SOURCE MATERIAL →
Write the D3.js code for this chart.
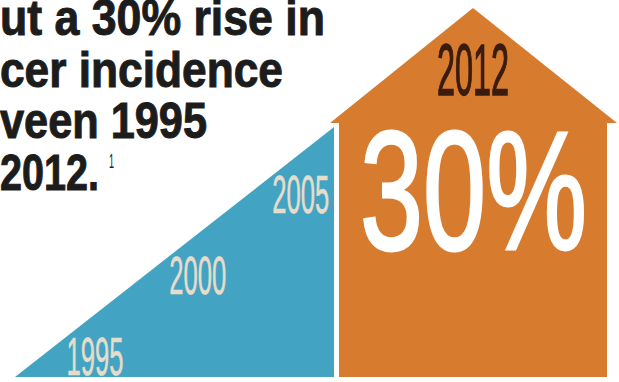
<!DOCTYPE html>
<html>
<head>
<meta charset="utf-8">
<script src="https://cdn.jsdelivr.net/npm/d3@7"></script>
<style>
  html, body { margin: 0; padding: 0; background: #fff; }
  svg { display: block; }
</style>
</head>
<body>
<svg id="chart"></svg>
<script>
// headline, as it shows in the cropped picture
const headline = ["ut a 30% rise in", "cer incidence", "veen 1995", "2012."];
const headlineWidths = [325, 283, 207, 99];
const footnote = "1";

// years along the rising wedge, and the end year in the house
const rampYears = [1995, 2000, 2005];
const endYear = 2012;
const riseValue = 30;

const width = 619, height = 382;
const blue = "#42a4c2", orange = "#d77b2f";
const font = "Liberation Sans, Arial, sans-serif";

const svg = d3.select("#chart").attr("width", width).attr("height", height);

// the wedge: x and y both follow the year
const base = 377;
const x = d3.scaleLinear().domain([1992.5, 2008]).range([15, 334]);
const y = d3.scaleLinear().domain([1992.5, 2008]).range([base, 127]);

const line = d3.line();
svg.append("path")
  .attr("d", line([[x(1992.5), base], [x(2008), y(2008)], [x(2008), base]]) + "Z")
  .attr("fill", blue);

svg.selectAll("text.year")
  .data(rampYears)
  .join("text")
  .attr("class", "year")
  .attr("x", (d) => x(d))
  .attr("y", (d) => y(d) + 38)
  .attr("font-family", font)
  .attr("font-size", 53)
  .attr("textLength", 57)
  .attr("lengthAdjust", "spacingAndGlyphs")
  .attr("fill", "#e6dccb")
  .attr("stroke", "#e6dccb")
  .attr("stroke-width", 0.6)
  .text((d) => d);

// the house for 2012
const house = { left: 339, right: 607, eave: 123, peak: 8, overhang: 9 };
const cx = (house.left + house.right) / 2;
svg.append("rect")
  .attr("x", house.left)
  .attr("y", house.eave)
  .attr("width", house.right - house.left)
  .attr("height", base - house.eave)
  .attr("fill", orange);
svg.append("path")
  .attr("d", line([
    [house.left - house.overhang, house.eave],
    [cx, house.peak],
    [house.right + house.overhang + 1, house.eave],
  ]) + "Z")
  .attr("fill", orange);

svg.append("text")
  .attr("x", cx - 36)
  .attr("y", 95)
  .attr("font-family", font)
  .attr("font-size", 73)
  .attr("textLength", 72)
  .attr("lengthAdjust", "spacingAndGlyphs")
  .attr("fill", "#3a1c0f")
  .attr("stroke", "#3a1c0f")
  .attr("stroke-width", 1.5)
  .text(endYear);

svg.append("text")
  .attr("x", 360)
  .attr("y", 249)
  .attr("font-family", font)
  .attr("font-size", 168)
  .attr("textLength", 227)
  .attr("lengthAdjust", "spacingAndGlyphs")
  .attr("fill", "#fff")
  .attr("stroke", "#fff")
  .attr("stroke-width", 3)
  .text(riseValue + "%");

// headline lines
svg.selectAll("text.head")
  .data(headline)
  .join("text")
  .attr("class", "head")
  .attr("x", 0)
  .attr("y", (d, i) => 35 + i * 51.7)
  .attr("font-family", font)
  .attr("font-weight", 700)
  .attr("font-size", 50)
  .attr("textLength", (d, i) => headlineWidths[i])
  .attr("lengthAdjust", "spacingAndGlyphs")
  .attr("fill", "#1c1c1c")
  .attr("stroke", "#1c1c1c")
  .attr("stroke-width", 1)
  .text((d) => d);

svg.append("text")
  .attr("x", 109)
  .attr("y", 168)
  .attr("font-family", font)
  .attr("font-size", 21)
  .attr("textLength", 5)
  .attr("lengthAdjust", "spacingAndGlyphs")
  .attr("fill", "#1c1c1c")
  .text(footnote);
</script>
</body>
</html>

TASK DESCRIPTION → Return each line of the data, keeping its wording exact and omitting pictures.

WRITTEN ANSWER →
Write the D3.js code for this chart.
<!DOCTYPE html>
<html>
<head>
<meta charset="utf-8">
<script src="https://cdn.jsdelivr.net/npm/d3@7"></script>
<style>
  html, body { margin: 0; padding: 0; background: #fff; }
  svg { display: block; }
</style>
</head>
<body>
<svg id="chart"></svg>
<script>
// headline, as it shows in the cropped picture
const headline = ["ut a 30% rise in", "cer incidence", "veen 1995", "2012."];
const headlineWidths = [325, 283, 207, 99];
const footnote = "1";

// years along the rising wedge, and the end year in the house
const rampYears = [1995, 2000, 2005];
const endYear = 2012;
const riseValue = 30;

const width = 619, height = 382;
const blue = "#42a4c2", orange = "#d77b2f";
const font = "Liberation Sans, Arial, sans-serif";

const svg = d3.select("#chart").attr("width", width).attr("height", height);

// the wedge: x and y both follow the year
const base = 377;
const x = d3.scaleLinear().domain([1992.5, 2008]).range([15, 334]);
const y = d3.scaleLinear().domain([1992.5, 2008]).range([base, 127]);

const line = d3.line();
svg.append("path")
  .attr("d", line([[x(1992.5), base], [x(2008), y(2008)], [x(2008), base]]) + "Z")
  .attr("fill", blue);

svg.selectAll("text.year")
  .data(rampYears)
  .join("text")
  .attr("class", "year")
  .attr("x", (d) => x(d))
  .attr("y", (d) => y(d) + 38)
  .attr("font-family", font)
  .attr("font-size", 53)
  .attr("textLength", 57)
  .attr("lengthAdjust", "spacingAndGlyphs")
  .attr("fill", "#e6dccb")
  .attr("stroke", "#e6dccb")
  .attr("stroke-width", 0.6)
  .text((d) => d);

// the house for 2012
const house = { left: 339, right: 607, eave: 123, peak: 8, overhang: 9 };
const cx = (house.left + house.right) / 2;
svg.append("rect")
  .attr("x", house.left)
  .attr("y", house.eave)
  .attr("width", house.right - house.left)
  .attr("height", base - house.eave)
  .attr("fill", orange);
svg.append("path")
  .attr("d", line([
    [house.left - house.overhang, house.eave],
    [cx, house.peak],
    [house.right + house.overhang + 1, house.eave],
  ]) + "Z")
  .attr("fill", orange);

svg.append("text")
  .attr("x", cx - 36)
  .attr("y", 95)
  .attr("font-family", font)
  .attr("font-size", 73)
  .attr("textLength", 72)
  .attr("lengthAdjust", "spacingAndGlyphs")
  .attr("fill", "#3a1c0f")
  .attr("stroke", "#3a1c0f")
  .attr("stroke-width", 1.5)
  .text(endYear);

svg.append("text")
  .attr("x", 360)
  .attr("y", 249)
  .attr("font-family", font)
  .attr("font-size", 168)
  .attr("textLength", 227)
  .attr("lengthAdjust", "spacingAndGlyphs")
  .attr("fill", "#fff")
  .attr("stroke", "#fff")
  .attr("stroke-width", 3)
  .text(riseValue + "%");

// headline lines
svg.selectAll("text.head")
  .data(headline)
  .join("text")
  .attr("class", "head")
  .attr("x", 0)
  .attr("y", (d, i) => 35 + i * 51.7)
  .attr("font-family", font)
  .attr("font-weight", 700)
  .attr("font-size", 50)
  .attr("textLength", (d, i) => headlineWidths[i])
  .attr("lengthAdjust", "spacingAndGlyphs")
  .attr("fill", "#1c1c1c")
  .attr("stroke", "#1c1c1c")
  .attr("stroke-width", 1)
  .text((d) => d);

svg.append("text")
  .attr("x", 109)
  .attr("y", 168)
  .attr("font-family", font)
  .attr("font-size", 21)
  .attr("textLength", 5)
  .attr("lengthAdjust", "spacingAndGlyphs")
  .attr("fill", "#1c1c1c")
  .text(footnote);
</script>
</body>
</html>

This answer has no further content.